Comment by motorest

2 days ago

> Incidents like this repeatedly happening reveal that’s mostly a myth. They aren’t much smarter, their standards are somewhat wishful thinking, their accomplishments are mostly rooted in the problems they needed to solve just like any other company.

I think you're only seeing what you want to see, because somehow bringing FANG engineers down a peg makes you feel better?

A broken deployment due to a once-in-a-lifetime configuration change in a project that wasn't allocated engineering effort to allow more robust and resilient deployment modes doesn't turn any engineer into an incompetent fool. Sometimes you need to flip a switch, and you can't spare a team working one year to refactor the whole thing.

> Sometimes you need to flip a switch

If anyone needs to flip a global switch, and can't convince their leadership to allocate the resources to do it safely, engineering culture is dead, at least locally to that system.

But I'm not convinced lack of headcount was the problem here, the incident report makes it sound like there's an established pattern for feature flagging even for global changes like this.

Putting aside the fact that this team seems unperturbed by global deployments and all the other scary things, high impact changes should use every mechanism available to shrink fault containers. It would be inexcusable to roll this change out without tha feature flag mechanism if this were a regional roll out.

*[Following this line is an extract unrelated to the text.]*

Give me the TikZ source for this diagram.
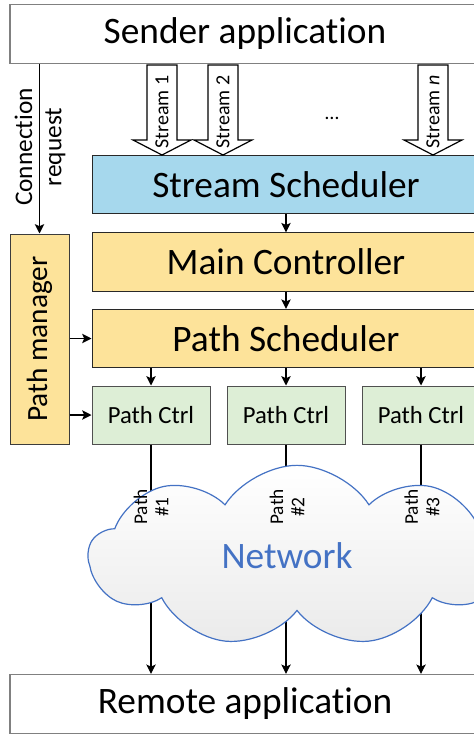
\documentclass[tikz,border=0pt]{standalone}
\usepackage{fontspec}
\setmainfont{Carlito}[Ligatures={NoCommon,NoContextual}]
\usepackage{tikz}
\usetikzlibrary{arrows.meta,shapes.symbols}
\definecolor{schedblue}{RGB}{166,216,237}
\definecolor{ctrlyellow}{RGB}{253,227,154}
\definecolor{ctrlgreen}{RGB}{221,238,214}
\definecolor{netblue}{RGB}{68,114,196}

\begin{document}
\begin{tikzpicture}[x=0.75pt,y=0.75pt,yscale=-1,xscale=1,
  appbox/.style={draw={rgb, 255:red, 128; green, 128; blue, 128},line width=0.9pt,minimum width=352.5pt,minimum height=44.25pt,inner sep=0pt,font=\fontsize{28}{30}\selectfont},
  blockbox/.style={draw={rgb, 255:red, 40; green, 40; blue, 40},line width=0.75pt,minimum width=291pt,minimum height=43.8pt,inner sep=0pt,font=\fontsize{28}{30}\selectfont},
  ctrlbox/.style={draw={rgb, 255:red, 80; green, 80; blue, 80},fill=ctrlgreen,line width=0.75pt,minimum width=88.5pt,minimum height=43.5pt,inner sep=0pt,font=\fontsize{18.5}{20}\selectfont},
  arr/.style={line width=0.9pt,-{Stealth[length=7pt,width=7pt,inset=1.5pt]}},
  streamtxt/.style={rotate=90,inner sep=0pt,font=\fontsize{15}{16}\selectfont},
  pathtxt/.style={rotate=90,align=center,inner sep=0pt,font=\fontsize{14.5}{16}\selectfont}]
%uncomment if require: \path (0,735); %set diagram left start at 0, and has height of 735
\useasboundingbox (0,0) rectangle (474,735);
\clip (0,0) rectangle (474,735);

% Application boxes
\node [appbox] (sender) at (245,34) {Sender application};
\node [appbox] (remote) at (245,704) {Remote application};

% Scheduler and controller blocks
\node [blockbox,fill=schedblue] (ss) at (286,184.5) {Stream Scheduler};
\node [blockbox,fill=ctrlyellow] (mc) at (286,262) {Main Controller};
\node [blockbox,fill=ctrlyellow] (ps) at (286,338.5) {Path Scheduler};

% Path manager
\node [draw={rgb, 255:red, 60; green, 60; blue, 60},fill=ctrlyellow,line width=0.75pt,minimum width=44.25pt,minimum height=157.5pt,inner sep=0pt] (pm) at (39.5,339) {};
\node [rotate=90,inner sep=0pt,font=\fontsize{22}{24}\selectfont] (pmtxt) at (pm.center) {Path manager};

% Path controllers
\node [ctrlbox] (pc1) at (151,415) {Path Ctrl};
\node [ctrlbox] (pc2) at (286,415) {Path Ctrl};
\node [ctrlbox] (pc3) at (421,415) {Path Ctrl};

%Down Arrow (streams)
\draw [line width=0.9pt,fill=white] (147,65) -- (177,65) -- (177,140) -- (191,140) -- (162,155) -- (133,140) -- (147,140) -- cycle ;
\draw [line width=0.9pt,fill=white] (208,65) -- (238,65) -- (238,140) -- (252,140) -- (223,155) -- (194,140) -- (208,140) -- cycle ;
\draw [line width=0.9pt,fill=white] (418,65) -- (448,65) -- (448,140) -- (462,140) -- (433,155) -- (404,140) -- (418,140) -- cycle ;

% Text Node
\node [streamtxt] (s1) at (162,112) {Stream 1};
\node [streamtxt] (s2) at (223,112) {Stream 2};
\node [streamtxt] (sn) at (433,112) {Stream \textit{n}};
\node [inner sep=0pt,font=\fontsize{15}{16}\selectfont] (dots) at (332,118) {\dots};

% Connection request
\draw [arr] (sender.south -| pm.north) -- (pm.north);
\node [rotate=90,align=center,inner sep=0pt,font=\fontsize{19}{22}\selectfont] (conn) at (40,147) {Connection\\request};

% Internal arrows
\draw [arr] (ss.south -| mc.north) -- (mc.north);
\draw [arr] (mc.south) -- (ps.north);
\draw [arr] (pc1.north |- ps.south) -- (pc1.north);
\draw [arr] (pc2.north |- ps.south) -- (pc2.north);
\draw [arr] (pc3.north |- ps.south) -- (pc3.north);
\draw [arr] (pm.east |- ps.west) -- (ps.west);
\draw [arr] (pm.east |- pc1.west) -- (pc1.west);

% Paths through the network
\draw [arr] (pc1.south) -- (pc1.south |- remote.north);
\draw [arr] (pc2.south) -- (pc2.south |- remote.north);
\draw [arr] (pc3.south) -- (pc3.south |- remote.north);

%Shape: Cloud
\node [cloud,cloud puffs=9,cloud puff arc=115,aspect=2.3,draw=netblue,line width=0.9pt,top color=white,bottom color=black!8,minimum width=312pt,minimum height=136pt,inner sep=0pt] (net) at (297,556) {};
\node [font=\fontsize{28}{30}\selectfont,color=netblue,inner sep=0pt] (nettxt) at (287,556) {Network};

% Text Node
\node [pathtxt] (p1) at (151,507) {Path\\\#1};
\node [pathtxt] (p2) at (287,507) {Path\\\#2};
\node [pathtxt] (p3) at (422,507) {Path\\\#3};

\end{tikzpicture}
\end{document}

Skipping the feature flag when this is global is simply incomprehensible. It goes beyond headcount, it should never have been considered in the first place.

> Sometimes you need to flip a switch, and you can't spare a team working one year to refactor the whole thing.

This seems to imply that the person in charge at G was right to cause this outage... and that Google is very short-staffed and too poor to afford to do proper engineering work?

Somehow that doesn't inspire confidence in their engineering prowess. Sure seems to me that bad engineering leadership decisions is equivalent to bad engineering.

  • > Google is very short-staffed

    This has been the case for many teams since January 2023